Opus 4.5 isnt there. But will there be a model in 3-5 years thats smart enough, fast enough, and cheap enough for a refined vision of this to be possible? Im going to bet on yes to that question.

iamwil 4 days ago [-]
> For instance, I know Project A -- these are the concerns of Project A. I know Project B -- these are the concerns of Project B. I have the insight to design these projects so they compose, so I don't have to keep track of a hundred parallel issues in a mono Project C. On each of those projects, run a single agent -- with review gates for 2-3 independent agents (fresh context, different models! Codex and Gemini). Use a loop, let the agents go back and forth.

Can you talk more about the structure of your workflow and how you evolved it to be that?

mccoyb 4 days ago [-]
I've tried most of the agentic "let it rip" tools. Quickly I realized that GPT 5~ was significantly better at reasoning and more exhaustive than Claude Code (Opus, RL finetuned for Claude Code).

"What if Opus wrote the code, and GPT 5~ reviewed it?" I started evaluating this question, and started to get higher quality results and better control of complexity.

I could also trust this process to a greater degree than my previous process of trying to drive Opus, look at the code myself, try and drive Opus again, etc. Codex was catching bugs I would not catch with the same amount of time, including bugs in hard math, etc -- so I started having a great degree of trust in its reasoning capabilities.

I've codified this workflow into a plugin which I've started developing recently: https://github.com/evil-mind-evil-sword/idle

It's a Claude Code plugin -- it combines the "don't let Claude stop until condition" (Stop hook) with a few CLI tools to induce (what the article calls) review gates: Claude will work indefinitely until the reviewer is satisfied.

In this case, the reviewer is a fresh Opus subagent which can invoke and discuss with Codex and Gemini.

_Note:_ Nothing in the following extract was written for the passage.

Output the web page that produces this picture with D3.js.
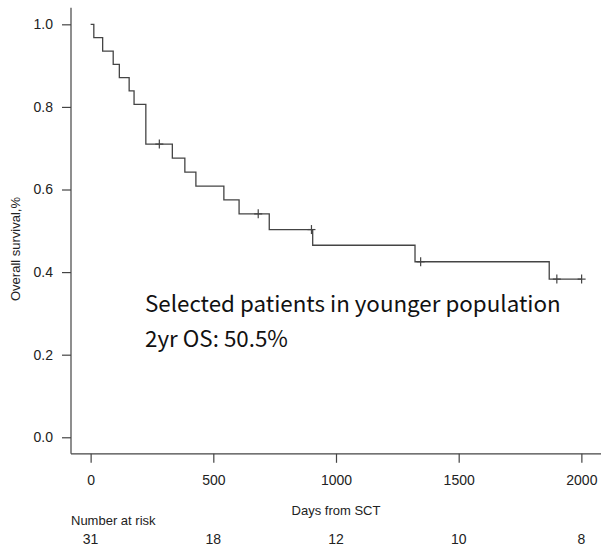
<!DOCTYPE html>
<html><head><meta charset="utf-8">
<script src="https://cdn.jsdelivr.net/npm/d3@7"></script>
<style>body{margin:0;background:#fff}</style>
</head><body>
<svg id="c" width="601" height="551"></svg>
<script>
const stepTimes = [0, 13, 49, 92, 117, 157, 177, 225, 333, 384, 429, 543, 605, 728, 905, 1322, 1869];
const survival  = [1.0, 0.968, 0.935, 0.903, 0.871, 0.839, 0.806, 0.710, 0.676, 0.642, 0.608, 0.575, 0.541, 0.503, 0.465, 0.425, 0.383];
const endTime = 2001;
const censorTimes = [280, 683, 900, 1345, 1900, 2001];
const xTicks = [0, 500, 1000, 1500, 2000];
const yTicks = [0.0, 0.2, 0.4, 0.6, 0.8, 1.0];
const atRisk = [31, 18, 12, 10, 8];
const annotation = ["Selected patients in younger population", "2yr OS: 50.5%"];

const svg = d3.select("#c");
const x = d3.scaleLinear().domain([-80, 2080]).range([71, 601]);
const y = d3.scaleLinear().domain([-0.04, 1.04]).range([453.8, 7.8]);
const col = "#444";
const font = "'Liberation Sans', Arial, sans-serif";

// axes lines
svg.append("line").attr("x1", 71).attr("x2", 71).attr("y1", y(1.04)).attr("y2", y(-0.04)).attr("stroke", col).attr("stroke-width", 1.2);
svg.append("line").attr("x1", 71).attr("x2", 601).attr("y1", y(-0.04)).attr("y2", y(-0.04)).attr("stroke", col).attr("stroke-width", 1.2);

const yAxis = d3.axisLeft(y).tickValues(yTicks).tickFormat(d3.format(".1f")).tickSize(9).tickPadding(9);
const gy = svg.append("g").attr("transform", "translate(71,0)").call(yAxis);
gy.select(".domain").remove();
gy.selectAll("line").attr("stroke", col).attr("stroke-width", 1.2);
gy.selectAll("text").attr("font-family", font).attr("font-size", 14).attr("fill", "#222");

const xAxis = d3.axisBottom(x).tickValues(xTicks).tickFormat(d3.format("d")).tickSize(9).tickPadding(12);
const gx = svg.append("g").attr("transform", `translate(0,${y(-0.04)})`).call(xAxis);
gx.select(".domain").remove();
gx.selectAll("line").attr("stroke", col).attr("stroke-width", 1.2);
gx.selectAll("text").attr("font-family", font).attr("font-size", 14).attr("fill", "#222");

// labels
svg.append("text").attr("x", 336).attr("y", 515).attr("text-anchor", "middle")
  .attr("font-family", font).attr("font-size", 13).attr("fill", "#222").text("Days from SCT");
svg.append("text").attr("transform", "translate(20,249) rotate(-90)").attr("text-anchor", "middle")
  .attr("font-family", font).attr("font-size", 13).attr("fill", "#222").text("Overall survival,%");
svg.append("text").attr("x", 71).attr("y", 525)
  .attr("font-family", font).attr("font-size", 13).attr("fill", "#222").text("Number at risk");
svg.selectAll(".risk").data(atRisk).enter().append("text")
  .attr("x", (d, i) => x(xTicks[i])).attr("y", 544).attr("text-anchor", "middle")
  .attr("font-family", font).attr("font-size", 14).attr("fill", "#222").text(d => d);

// KM curve
const pts = stepTimes.map((t, i) => [t, survival[i]]);
pts.push([endTime, survival[survival.length - 1]]);
const line = d3.line().x(d => x(d[0])).y(d => y(d[1])).curve(d3.curveStepAfter);
svg.append("path").attr("d", line(pts)).attr("fill", "none").attr("stroke", col).attr("stroke-width", 1.3);

function survAt(t) {
  let s = 1;
  for (let i = 0; i < stepTimes.length; i++) if (stepTimes[i] <= t) s = survival[i];
  return s;
}
const cg = svg.append("g").attr("stroke", col).attr("stroke-width", 1.2);
censorTimes.forEach(t => {
  const cx = x(t), cy = y(survAt(t));
  cg.append("line").attr("x1", cx).attr("x2", cx).attr("y1", cy - 4.5).attr("y2", cy + 4.5);
  cg.append("line").attr("x1", cx - 4).attr("x2", cx + 4).attr("y1", cy).attr("y2", cy);
});

// annotation
const afont = "'Noto Sans CJK JP', 'Noto Sans', sans-serif";
const a1 = svg.append("text").attr("x", 145).attr("y", 311.5).attr("font-family", afont).attr("font-size", 20).attr("fill", "#111").text(annotation[0]);
const w = a1.node().getComputedTextLength();
const fs = 20 * 416 / w;
a1.attr("font-size", fs);
svg.append("text").attr("x", 145).attr("y", 346.5).attr("font-family", afont).attr("font-size", fs).attr("fill", "#111").text(annotation[1]);
</script>
</body></html>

One perspective I have which relates to this article is that the thing one wants to optimize for is minimizing the error per unit of work. If you have a dynamic programming style orchestration pattern for agents, you want the thing that solves the small unit of work (a task) to have as low error as possible, or else I suspect the error compounds quickly with these stochastic systems.

I'm trying this stuff for fairly advanced work (in a PhD), so I'm dogfooding ideas (like the ones presented in this article) in complex settings. I think there is still a lot of room to learn here.

mlady 3 days ago [-]
I'm sure we're just working with the same tools thinking through the same ideas. Just curious if you've seen my newsletter/channel @enterprisevibecode https://www.enterprisevibecode.com/p/let-it-rip

It's cool to see others thinking the same thing!

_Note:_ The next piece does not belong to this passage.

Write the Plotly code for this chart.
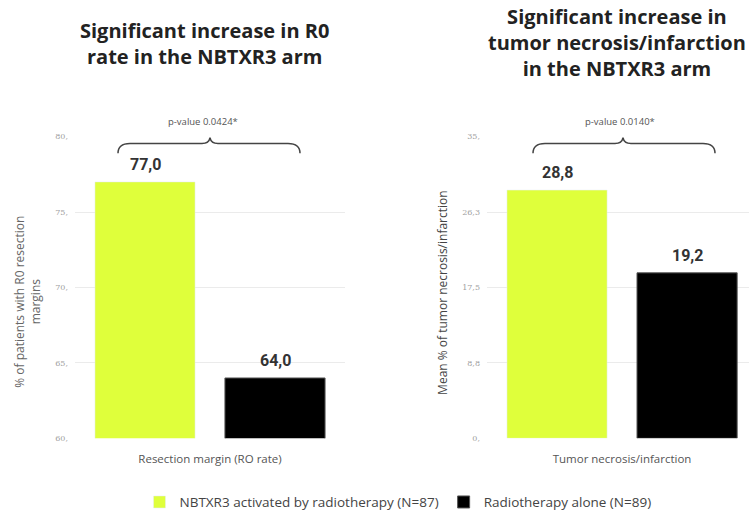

nobodywillobsrv 2 days ago [-]
It's nice to see someone else going mad, even deeper down the well.

I don't known the details but I was wondering why people aren't "just" writing chat venues any commns protocols for the chats? So the fundamental unit is a chat that humans and agents can be a member of.

You can also have DMs etc to avoid chattiness.

But fundmantally if you start with this kind of madness you don't have a strict hierarchy and it might also be fun to see how it goes.

I briefly started building this but just spun out and am stuck using PAL MCP for now and some dumb scripts. Not super content with any of it yet.